## What you have to do
Repeat the material verbatim. Images are excluded from the copy.

## Source material

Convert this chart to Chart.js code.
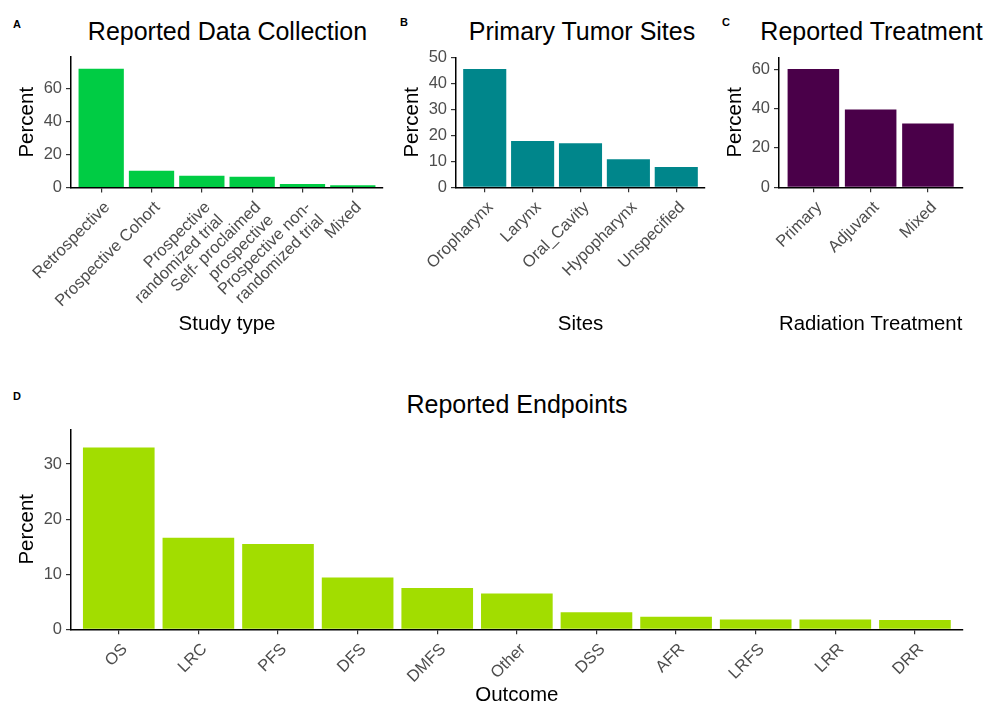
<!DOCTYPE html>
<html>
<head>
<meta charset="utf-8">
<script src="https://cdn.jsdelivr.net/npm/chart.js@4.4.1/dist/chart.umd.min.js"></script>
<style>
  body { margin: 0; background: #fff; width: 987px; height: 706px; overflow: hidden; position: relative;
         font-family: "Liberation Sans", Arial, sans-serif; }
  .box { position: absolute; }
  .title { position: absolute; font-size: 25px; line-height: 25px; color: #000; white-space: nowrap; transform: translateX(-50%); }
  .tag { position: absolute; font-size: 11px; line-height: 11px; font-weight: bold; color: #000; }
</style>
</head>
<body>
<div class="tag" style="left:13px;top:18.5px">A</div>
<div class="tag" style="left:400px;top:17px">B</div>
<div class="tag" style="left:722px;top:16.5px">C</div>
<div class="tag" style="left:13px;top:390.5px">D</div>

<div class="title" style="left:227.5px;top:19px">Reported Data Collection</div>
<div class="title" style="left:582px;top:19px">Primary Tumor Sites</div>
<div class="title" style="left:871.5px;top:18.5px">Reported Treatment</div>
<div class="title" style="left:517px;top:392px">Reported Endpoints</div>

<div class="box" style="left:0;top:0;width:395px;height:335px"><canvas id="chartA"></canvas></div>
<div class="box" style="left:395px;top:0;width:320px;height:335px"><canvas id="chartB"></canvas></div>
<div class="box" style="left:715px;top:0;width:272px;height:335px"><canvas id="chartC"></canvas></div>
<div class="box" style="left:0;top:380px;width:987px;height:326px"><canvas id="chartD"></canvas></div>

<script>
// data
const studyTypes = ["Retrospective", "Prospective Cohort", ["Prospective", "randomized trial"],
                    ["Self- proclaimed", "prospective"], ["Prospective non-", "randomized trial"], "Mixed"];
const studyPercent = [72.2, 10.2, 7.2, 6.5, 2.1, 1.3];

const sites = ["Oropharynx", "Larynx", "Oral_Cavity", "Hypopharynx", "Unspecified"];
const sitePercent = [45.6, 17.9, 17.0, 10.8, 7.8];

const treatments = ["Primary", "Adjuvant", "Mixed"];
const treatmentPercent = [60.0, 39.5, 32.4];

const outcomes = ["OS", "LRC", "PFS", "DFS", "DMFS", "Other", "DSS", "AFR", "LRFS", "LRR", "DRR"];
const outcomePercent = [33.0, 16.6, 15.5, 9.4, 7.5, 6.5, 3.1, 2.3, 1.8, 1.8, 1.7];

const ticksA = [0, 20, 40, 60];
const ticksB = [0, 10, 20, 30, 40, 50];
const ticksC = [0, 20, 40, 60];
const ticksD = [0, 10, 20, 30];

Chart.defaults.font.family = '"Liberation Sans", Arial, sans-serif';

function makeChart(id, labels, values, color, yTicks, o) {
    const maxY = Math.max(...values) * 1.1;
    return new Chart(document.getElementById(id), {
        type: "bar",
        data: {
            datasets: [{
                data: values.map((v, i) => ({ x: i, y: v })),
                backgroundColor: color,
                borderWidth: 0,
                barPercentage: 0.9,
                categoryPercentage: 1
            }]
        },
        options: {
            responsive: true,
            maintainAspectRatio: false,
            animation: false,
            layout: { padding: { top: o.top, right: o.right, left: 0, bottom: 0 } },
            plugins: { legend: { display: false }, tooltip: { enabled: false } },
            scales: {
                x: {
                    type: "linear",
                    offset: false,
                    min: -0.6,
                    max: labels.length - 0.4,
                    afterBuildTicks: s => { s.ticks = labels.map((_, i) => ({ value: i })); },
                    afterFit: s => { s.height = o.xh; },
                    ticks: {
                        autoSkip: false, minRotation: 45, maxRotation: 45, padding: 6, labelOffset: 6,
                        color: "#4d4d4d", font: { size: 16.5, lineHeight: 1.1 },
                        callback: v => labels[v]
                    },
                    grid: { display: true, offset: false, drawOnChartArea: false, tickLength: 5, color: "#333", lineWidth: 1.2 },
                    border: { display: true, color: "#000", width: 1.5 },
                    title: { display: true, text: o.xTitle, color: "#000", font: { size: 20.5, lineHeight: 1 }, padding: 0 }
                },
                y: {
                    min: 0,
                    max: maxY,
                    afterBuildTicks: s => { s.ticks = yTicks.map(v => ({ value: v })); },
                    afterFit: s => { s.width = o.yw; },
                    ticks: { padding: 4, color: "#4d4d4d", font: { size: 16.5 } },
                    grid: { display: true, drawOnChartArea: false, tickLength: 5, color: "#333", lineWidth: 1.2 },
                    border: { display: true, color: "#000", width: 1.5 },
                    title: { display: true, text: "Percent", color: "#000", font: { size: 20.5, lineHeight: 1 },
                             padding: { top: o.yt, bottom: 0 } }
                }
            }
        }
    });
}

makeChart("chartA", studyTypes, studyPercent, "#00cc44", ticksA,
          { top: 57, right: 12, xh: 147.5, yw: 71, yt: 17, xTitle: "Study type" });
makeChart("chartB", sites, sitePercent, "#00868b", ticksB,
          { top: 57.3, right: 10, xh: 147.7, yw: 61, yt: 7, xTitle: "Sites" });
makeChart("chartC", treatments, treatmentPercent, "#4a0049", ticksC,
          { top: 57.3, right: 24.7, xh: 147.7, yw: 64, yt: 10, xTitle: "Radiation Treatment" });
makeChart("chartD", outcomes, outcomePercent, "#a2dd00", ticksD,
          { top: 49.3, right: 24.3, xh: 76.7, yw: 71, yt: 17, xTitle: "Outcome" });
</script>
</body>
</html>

## The result
Convert this chart to Chart.js code.
<!DOCTYPE html>
<html>
<head>
<meta charset="utf-8">
<script src="https://cdn.jsdelivr.net/npm/chart.js@4.4.1/dist/chart.umd.min.js"></script>
<style>
  body { margin: 0; background: #fff; width: 987px; height: 706px; overflow: hidden; position: relative;
         font-family: "Liberation Sans", Arial, sans-serif; }
  .box { position: absolute; }
  .title { position: absolute; font-size: 25px; line-height: 25px; color: #000; white-space: nowrap; transform: translateX(-50%); }
  .tag { position: absolute; font-size: 11px; line-height: 11px; font-weight: bold; color: #000; }
</style>
</head>
<body>
<div class="tag" style="left:13px;top:18.5px">A</div>
<div class="tag" style="left:400px;top:17px">B</div>
<div class="tag" style="left:722px;top:16.5px">C</div>
<div class="tag" style="left:13px;top:390.5px">D</div>

<div class="title" style="left:227.5px;top:19px">Reported Data Collection</div>
<div class="title" style="left:582px;top:19px">Primary Tumor Sites</div>
<div class="title" style="left:871.5px;top:18.5px">Reported Treatment</div>
<div class="title" style="left:517px;top:392px">Reported Endpoints</div>

<div class="box" style="left:0;top:0;width:395px;height:335px"><canvas id="chartA"></canvas></div>
<div class="box" style="left:395px;top:0;width:320px;height:335px"><canvas id="chartB"></canvas></div>
<div class="box" style="left:715px;top:0;width:272px;height:335px"><canvas id="chartC"></canvas></div>
<div class="box" style="left:0;top:380px;width:987px;height:326px"><canvas id="chartD"></canvas></div>

<script>
// data
const studyTypes = ["Retrospective", "Prospective Cohort", ["Prospective", "randomized trial"],
                    ["Self- proclaimed", "prospective"], ["Prospective non-", "randomized trial"], "Mixed"];
const studyPercent = [72.2, 10.2, 7.2, 6.5, 2.1, 1.3];

const sites = ["Oropharynx", "Larynx", "Oral_Cavity", "Hypopharynx", "Unspecified"];
const sitePercent = [45.6, 17.9, 17.0, 10.8, 7.8];

const treatments = ["Primary", "Adjuvant", "Mixed"];
const treatmentPercent = [60.0, 39.5, 32.4];

const outcomes = ["OS", "LRC", "PFS", "DFS", "DMFS", "Other", "DSS", "AFR", "LRFS", "LRR", "DRR"];
const outcomePercent = [33.0, 16.6, 15.5, 9.4, 7.5, 6.5, 3.1, 2.3, 1.8, 1.8, 1.7];

const ticksA = [0, 20, 40, 60];
const ticksB = [0, 10, 20, 30, 40, 50];
const ticksC = [0, 20, 40, 60];
const ticksD = [0, 10, 20, 30];

Chart.defaults.font.family = '"Liberation Sans", Arial, sans-serif';

function makeChart(id, labels, values, color, yTicks, o) {
    const maxY = Math.max(...values) * 1.1;
    return new Chart(document.getElementById(id), {
        type: "bar",
        data: {
            datasets: [{
                data: values.map((v, i) => ({ x: i, y: v })),
                backgroundColor: color,
                borderWidth: 0,
                barPercentage: 0.9,
                categoryPercentage: 1
            }]
        },
        options: {
            responsive: true,
            maintainAspectRatio: false,
            animation: false,
            layout: { padding: { top: o.top, right: o.right, left: 0, bottom: 0 } },
            plugins: { legend: { display: false }, tooltip: { enabled: false } },
            scales: {
                x: {
                    type: "linear",
                    offset: false,
                    min: -0.6,
                    max: labels.length - 0.4,
                    afterBuildTicks: s => { s.ticks = labels.map((_, i) => ({ value: i })); },
                    afterFit: s => { s.height = o.xh; },
                    ticks: {
                        autoSkip: false, minRotation: 45, maxRotation: 45, padding: 6, labelOffset: 6,
                        color: "#4d4d4d", font: { size: 16.5, lineHeight: 1.1 },
                        callback: v => labels[v]
                    },
                    grid: { display: true, offset: false, drawOnChartArea: false, tickLength: 5, color: "#333", lineWidth: 1.2 },
                    border: { display: true, color: "#000", width: 1.5 },
                    title: { display: true, text: o.xTitle, color: "#000", font: { size: 20.5, lineHeight: 1 }, padding: 0 }
                },
                y: {
                    min: 0,
                    max: maxY,
                    afterBuildTicks: s => { s.ticks = yTicks.map(v => ({ value: v })); },
                    afterFit: s => { s.width = o.yw; },
                    ticks: { padding: 4, color: "#4d4d4d", font: { size: 16.5 } },
                    grid: { display: true, drawOnChartArea: false, tickLength: 5, color: "#333", lineWidth: 1.2 },
                    border: { display: true, color: "#000", width: 1.5 },
                    title: { display: true, text: "Percent", color: "#000", font: { size: 20.5, lineHeight: 1 },
                             padding: { top: o.yt, bottom: 0 } }
                }
            }
        }
    });
}

makeChart("chartA", studyTypes, studyPercent, "#00cc44", ticksA,
          { top: 57, right: 12, xh: 147.5, yw: 71, yt: 17, xTitle: "Study type" });
makeChart("chartB", sites, sitePercent, "#00868b", ticksB,
          { top: 57.3, right: 10, xh: 147.7, yw: 61, yt: 7, xTitle: "Sites" });
makeChart("chartC", treatments, treatmentPercent, "#4a0049", ticksC,
          { top: 57.3, right: 24.7, xh: 147.7, yw: 64, yt: 10, xTitle: "Radiation Treatment" });
makeChart("chartD", outcomes, outcomePercent, "#a2dd00", ticksD,
          { top: 49.3, right: 24.3, xh: 76.7, yw: 71, yt: 17, xTitle: "Outcome" });
</script>
</body>
</html>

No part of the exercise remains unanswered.